# RECORDED INFORMATION
────
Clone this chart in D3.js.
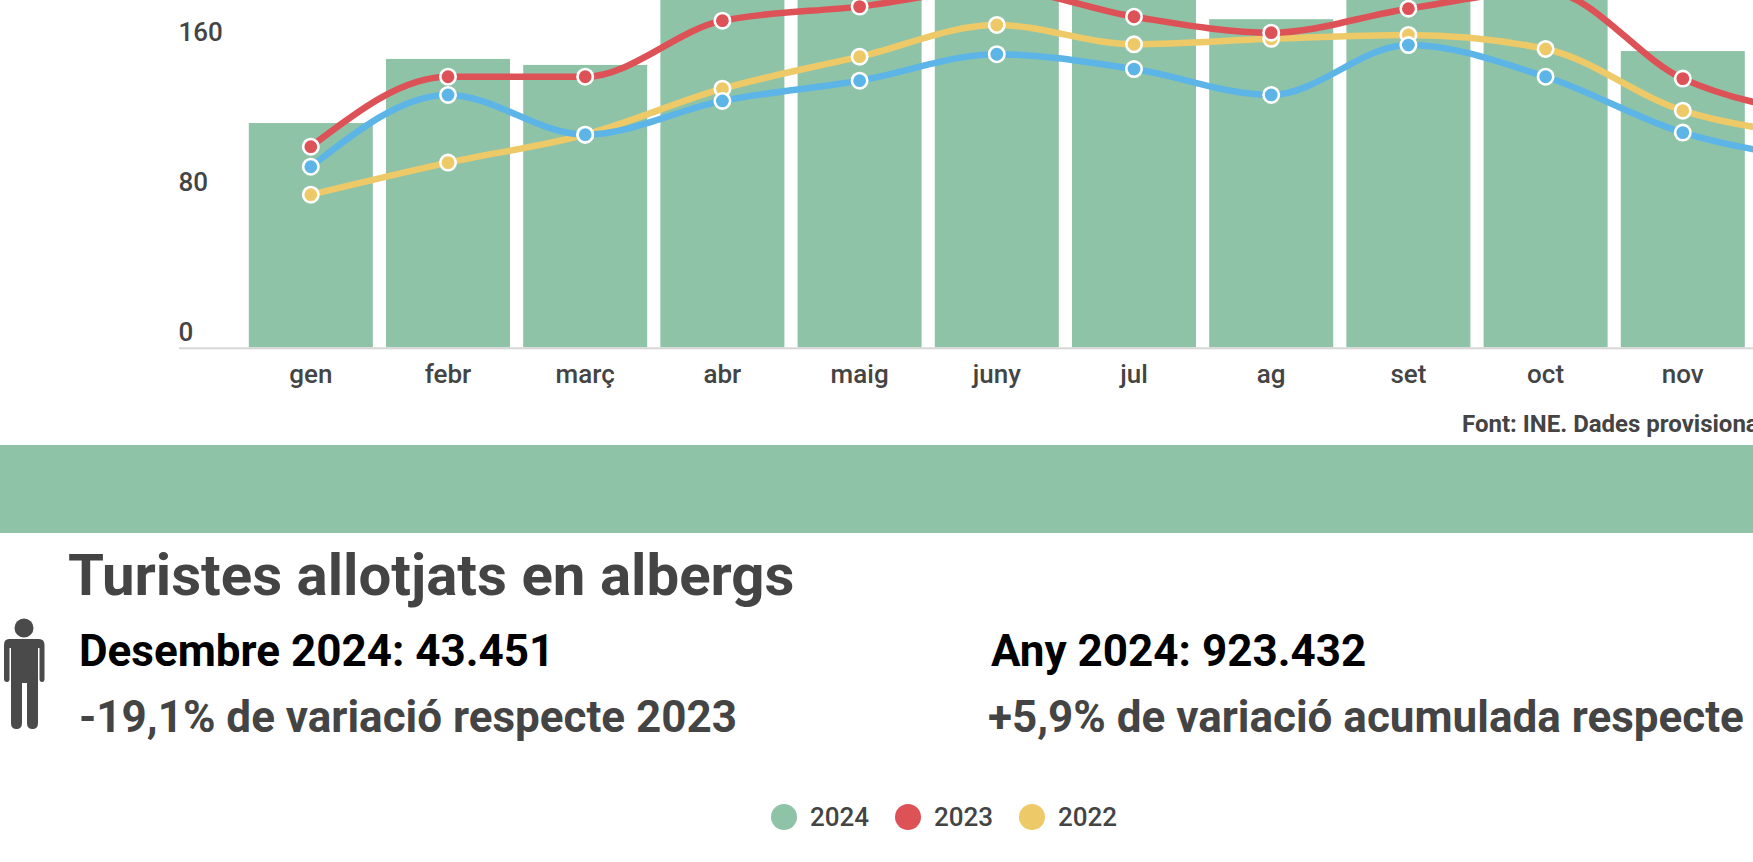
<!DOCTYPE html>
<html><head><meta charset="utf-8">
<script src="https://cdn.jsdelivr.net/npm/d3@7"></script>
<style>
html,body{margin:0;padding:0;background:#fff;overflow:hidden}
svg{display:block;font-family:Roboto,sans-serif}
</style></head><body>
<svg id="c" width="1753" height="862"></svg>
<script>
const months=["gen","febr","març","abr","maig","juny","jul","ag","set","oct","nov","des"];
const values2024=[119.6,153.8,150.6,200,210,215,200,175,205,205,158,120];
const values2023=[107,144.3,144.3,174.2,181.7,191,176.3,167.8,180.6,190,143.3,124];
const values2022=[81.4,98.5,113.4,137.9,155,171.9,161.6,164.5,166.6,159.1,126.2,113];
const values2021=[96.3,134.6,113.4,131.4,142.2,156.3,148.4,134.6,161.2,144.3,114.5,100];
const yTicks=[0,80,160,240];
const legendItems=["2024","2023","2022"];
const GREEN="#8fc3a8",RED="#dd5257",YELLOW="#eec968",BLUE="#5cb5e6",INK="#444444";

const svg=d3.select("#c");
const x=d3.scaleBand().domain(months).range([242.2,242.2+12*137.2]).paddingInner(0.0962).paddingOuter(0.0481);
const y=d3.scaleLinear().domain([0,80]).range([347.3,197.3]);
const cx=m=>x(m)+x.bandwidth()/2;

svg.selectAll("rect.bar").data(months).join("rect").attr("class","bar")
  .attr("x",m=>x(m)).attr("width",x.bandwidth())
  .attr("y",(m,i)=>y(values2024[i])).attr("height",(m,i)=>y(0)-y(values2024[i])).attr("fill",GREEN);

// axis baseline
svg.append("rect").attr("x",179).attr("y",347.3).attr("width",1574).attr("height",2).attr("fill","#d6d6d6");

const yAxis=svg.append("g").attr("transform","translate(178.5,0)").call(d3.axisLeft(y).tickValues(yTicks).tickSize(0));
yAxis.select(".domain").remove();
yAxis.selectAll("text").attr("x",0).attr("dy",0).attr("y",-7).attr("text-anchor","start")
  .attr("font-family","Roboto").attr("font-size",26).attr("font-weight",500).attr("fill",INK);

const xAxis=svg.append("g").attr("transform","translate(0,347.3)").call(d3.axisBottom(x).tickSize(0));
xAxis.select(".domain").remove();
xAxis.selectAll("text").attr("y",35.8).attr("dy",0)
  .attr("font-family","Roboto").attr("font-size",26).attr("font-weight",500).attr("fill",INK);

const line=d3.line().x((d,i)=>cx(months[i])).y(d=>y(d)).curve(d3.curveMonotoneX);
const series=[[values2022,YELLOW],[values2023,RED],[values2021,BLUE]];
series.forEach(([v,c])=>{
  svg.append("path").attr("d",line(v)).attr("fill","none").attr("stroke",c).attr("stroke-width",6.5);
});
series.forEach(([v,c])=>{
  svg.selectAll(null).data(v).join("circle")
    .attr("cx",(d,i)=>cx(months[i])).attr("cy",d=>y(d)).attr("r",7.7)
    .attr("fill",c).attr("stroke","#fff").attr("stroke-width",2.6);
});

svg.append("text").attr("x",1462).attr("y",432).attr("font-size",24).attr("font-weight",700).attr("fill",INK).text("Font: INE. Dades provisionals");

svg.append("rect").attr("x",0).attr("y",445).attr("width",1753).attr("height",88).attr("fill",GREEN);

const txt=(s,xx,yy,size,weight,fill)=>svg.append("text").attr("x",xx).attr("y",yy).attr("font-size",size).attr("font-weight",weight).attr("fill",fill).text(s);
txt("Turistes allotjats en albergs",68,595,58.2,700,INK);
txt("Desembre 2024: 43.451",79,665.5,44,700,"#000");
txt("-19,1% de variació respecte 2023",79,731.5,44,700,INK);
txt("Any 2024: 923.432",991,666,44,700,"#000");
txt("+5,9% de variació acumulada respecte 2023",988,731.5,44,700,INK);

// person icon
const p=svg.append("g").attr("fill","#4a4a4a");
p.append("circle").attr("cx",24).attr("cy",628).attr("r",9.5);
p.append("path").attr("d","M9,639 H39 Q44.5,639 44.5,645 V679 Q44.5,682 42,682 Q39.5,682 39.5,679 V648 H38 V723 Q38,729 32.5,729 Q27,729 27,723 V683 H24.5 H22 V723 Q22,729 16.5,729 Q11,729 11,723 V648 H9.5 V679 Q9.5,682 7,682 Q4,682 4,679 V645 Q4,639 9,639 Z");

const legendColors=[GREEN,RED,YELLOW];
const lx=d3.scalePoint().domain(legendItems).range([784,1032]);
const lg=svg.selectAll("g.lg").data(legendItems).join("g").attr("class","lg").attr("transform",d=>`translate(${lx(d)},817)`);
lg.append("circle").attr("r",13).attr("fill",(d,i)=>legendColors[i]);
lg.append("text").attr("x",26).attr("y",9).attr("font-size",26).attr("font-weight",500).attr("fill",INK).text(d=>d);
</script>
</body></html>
────
# YOUR TASK
All of the material above needs to be restated exactly, with no pictures.

# WORKED ANSWER
Clone this chart in D3.js.
<!DOCTYPE html>
<html><head><meta charset="utf-8">
<script src="https://cdn.jsdelivr.net/npm/d3@7"></script>
<style>
html,body{margin:0;padding:0;background:#fff;overflow:hidden}
svg{display:block;font-family:Roboto,sans-serif}
</style></head><body>
<svg id="c" width="1753" height="862"></svg>
<script>
const months=["gen","febr","març","abr","maig","juny","jul","ag","set","oct","nov","des"];
const values2024=[119.6,153.8,150.6,200,210,215,200,175,205,205,158,120];
const values2023=[107,144.3,144.3,174.2,181.7,191,176.3,167.8,180.6,190,143.3,124];
const values2022=[81.4,98.5,113.4,137.9,155,171.9,161.6,164.5,166.6,159.1,126.2,113];
const values2021=[96.3,134.6,113.4,131.4,142.2,156.3,148.4,134.6,161.2,144.3,114.5,100];
const yTicks=[0,80,160,240];
const legendItems=["2024","2023","2022"];
const GREEN="#8fc3a8",RED="#dd5257",YELLOW="#eec968",BLUE="#5cb5e6",INK="#444444";

const svg=d3.select("#c");
const x=d3.scaleBand().domain(months).range([242.2,242.2+12*137.2]).paddingInner(0.0962).paddingOuter(0.0481);
const y=d3.scaleLinear().domain([0,80]).range([347.3,197.3]);
const cx=m=>x(m)+x.bandwidth()/2;

svg.selectAll("rect.bar").data(months).join("rect").attr("class","bar")
  .attr("x",m=>x(m)).attr("width",x.bandwidth())
  .attr("y",(m,i)=>y(values2024[i])).attr("height",(m,i)=>y(0)-y(values2024[i])).attr("fill",GREEN);

// axis baseline
svg.append("rect").attr("x",179).attr("y",347.3).attr("width",1574).attr("height",2).attr("fill","#d6d6d6");

const yAxis=svg.append("g").attr("transform","translate(178.5,0)").call(d3.axisLeft(y).tickValues(yTicks).tickSize(0));
yAxis.select(".domain").remove();
yAxis.selectAll("text").attr("x",0).attr("dy",0).attr("y",-7).attr("text-anchor","start")
  .attr("font-family","Roboto").attr("font-size",26).attr("font-weight",500).attr("fill",INK);

const xAxis=svg.append("g").attr("transform","translate(0,347.3)").call(d3.axisBottom(x).tickSize(0));
xAxis.select(".domain").remove();
xAxis.selectAll("text").attr("y",35.8).attr("dy",0)
  .attr("font-family","Roboto").attr("font-size",26).attr("font-weight",500).attr("fill",INK);

const line=d3.line().x((d,i)=>cx(months[i])).y(d=>y(d)).curve(d3.curveMonotoneX);
const series=[[values2022,YELLOW],[values2023,RED],[values2021,BLUE]];
series.forEach(([v,c])=>{
  svg.append("path").attr("d",line(v)).attr("fill","none").attr("stroke",c).attr("stroke-width",6.5);
});
series.forEach(([v,c])=>{
  svg.selectAll(null).data(v).join("circle")
    .attr("cx",(d,i)=>cx(months[i])).attr("cy",d=>y(d)).attr("r",7.7)
    .attr("fill",c).attr("stroke","#fff").attr("stroke-width",2.6);
});

svg.append("text").attr("x",1462).attr("y",432).attr("font-size",24).attr("font-weight",700).attr("fill",INK).text("Font: INE. Dades provisionals");

svg.append("rect").attr("x",0).attr("y",445).attr("width",1753).attr("height",88).attr("fill",GREEN);

const txt=(s,xx,yy,size,weight,fill)=>svg.append("text").attr("x",xx).attr("y",yy).attr("font-size",size).attr("font-weight",weight).attr("fill",fill).text(s);
txt("Turistes allotjats en albergs",68,595,58.2,700,INK);
txt("Desembre 2024: 43.451",79,665.5,44,700,"#000");
txt("-19,1% de variació respecte 2023",79,731.5,44,700,INK);
txt("Any 2024: 923.432",991,666,44,700,"#000");
txt("+5,9% de variació acumulada respecte 2023",988,731.5,44,700,INK);

// person icon
const p=svg.append("g").attr("fill","#4a4a4a");
p.append("circle").attr("cx",24).attr("cy",628).attr("r",9.5);
p.append("path").attr("d","M9,639 H39 Q44.5,639 44.5,645 V679 Q44.5,682 42,682 Q39.5,682 39.5,679 V648 H38 V723 Q38,729 32.5,729 Q27,729 27,723 V683 H24.5 H22 V723 Q22,729 16.5,729 Q11,729 11,723 V648 H9.5 V679 Q9.5,682 7,682 Q4,682 4,679 V645 Q4,639 9,639 Z");

const legendColors=[GREEN,RED,YELLOW];
const lx=d3.scalePoint().domain(legendItems).range([784,1032]);
const lg=svg.selectAll("g.lg").data(legendItems).join("g").attr("class","lg").attr("transform",d=>`translate(${lx(d)},817)`);
lg.append("circle").attr("r",13).attr("fill",(d,i)=>legendColors[i]);
lg.append("text").attr("x",26).attr("y",9).attr("font-size",26).attr("font-weight",500).attr("fill",INK).text(d=>d);
</script>
</body></html>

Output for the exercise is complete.